Past the Powers Avenue intersection, they placed their identical walkers on the gravel side of the bike path facing Moffat and sat down facing the road. Together they watched the hurrying vehicles passing by the busy thoroughfare. He observed that the bike path sign denoting Powers Avenue is orientated the wrong way, the direction going east instead of north.



They talk while they walk

With the old water tower easily within their visual range, the controversy surrounding its impending demise was also drawn into their companionable conversation.

“I think they should paint it orange,” Daniel said with a poker face.

“Yeah, this is supposed to be the pumpkin city,” agreed Leona, quickly jumping in before he has hardly finished his sentence.

‘It would be a lot cheaper to paint it than to tear it down,” he continued as though his wife had not interrupted him.

He appeared to have an opinion on practically everything under the sun, especially those pertaining to local issues.

“I have a question to ask the city fathers. If there’s a shortage of water as they say, why do they keep on building more and more houses?”

Each house built would need water allocation, he said.

Then he offered an observation which, he said, could be a good way for the city to save water.

“They should build houses with the water heater closer to the bathroom. You have to use at least five gallons of cold water to get hot water to the bathroom,” he said. He would like to know, he added, what government “authority” would have the power to make that change in the houses being built.

Imagine how much precious liquid would be saved by, say, 1,000 houses, he noted.

“It’s a dang lot of water!” he stated.

“When they start telling me not to use a lot of water, that’s one thing that they can do to change” the water-shortage situation, he added.

Smiling, his wife said her husband knows everything that’s going on because he reads the Manteca Bulletin every day. It is part of his breakfast routine, she said with a laugh.

The Smiths moved to Manteca from Richmond to escape urban sprawl and population growth.

“I wanted a small town when I moved here, and look what it’s done to me,” Daniel said with a chuckle.

“(Manteca is) growing too fast and too big. I wanted a small town. (Manteca) was only 5,000 (in population) when I moved here. There was nothing past the high school – nothing but grape fields east of Manteca High School – when I moved here,” he said, sounding not just a bit nostalgic.

He sighed as he added, “But I can’t move now. I can’t afford to move. The house is paid for, so we’re stuck here.”

On second thought, he said, “It’s not too bad,” living here in Manteca.

The Tidewater Bike Path is one thing that they like about The Family City.



Daily exercise
on the bike path

For their daily exercise, they head out to the bike path. They live in the Sequoia School neighborhood, so they take their car to the newly built transit station at South Main Street and Moffat Boulevard and park their car there. That’s where they start walking. They do that practically every day “when (the weather) is nice like this,” she said Friday.
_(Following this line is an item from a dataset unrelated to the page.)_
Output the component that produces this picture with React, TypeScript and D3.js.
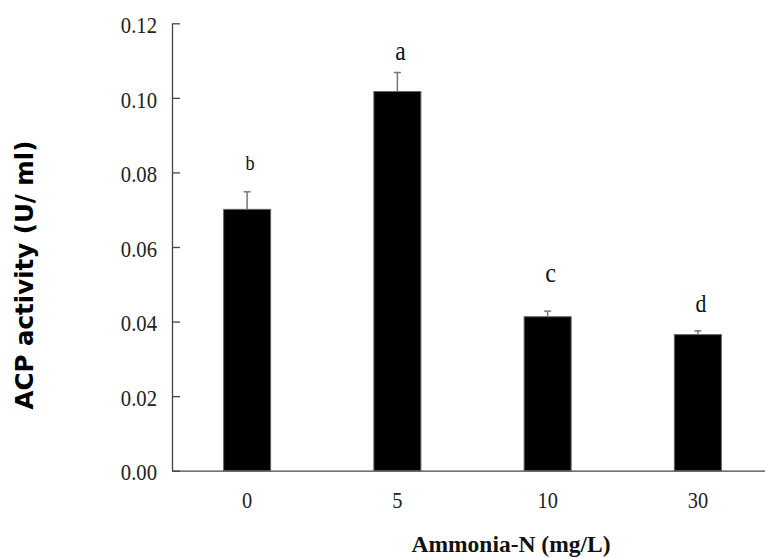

They usually go walking “in the afternoon when it’s warm,” her husband said.

“It’s too cold (to do it) in the morning,” she added, hijacking the end of her husband’s sentence once again before he can complete his thought.

Exercise is a daily routine for the Smiths.

“If you sit around just watching TV, you get stiff especially when you’re getting up to our age.” Daniel said with emphasis.

On days when it’s too hot, like in the summertime when the valley is baking in triple-digit heat, or too cold like in the winter time, or wet such as when it’s raining, husband and wife are homebound. Still, that’s not enough excuse for them to forgo their exercise routine. They have that covered, too. They have a small pedal equipment that they can place on the floor for leg exercises, and on the table to get their body muscles and arms moving.

“Just get up and move,” he simply said.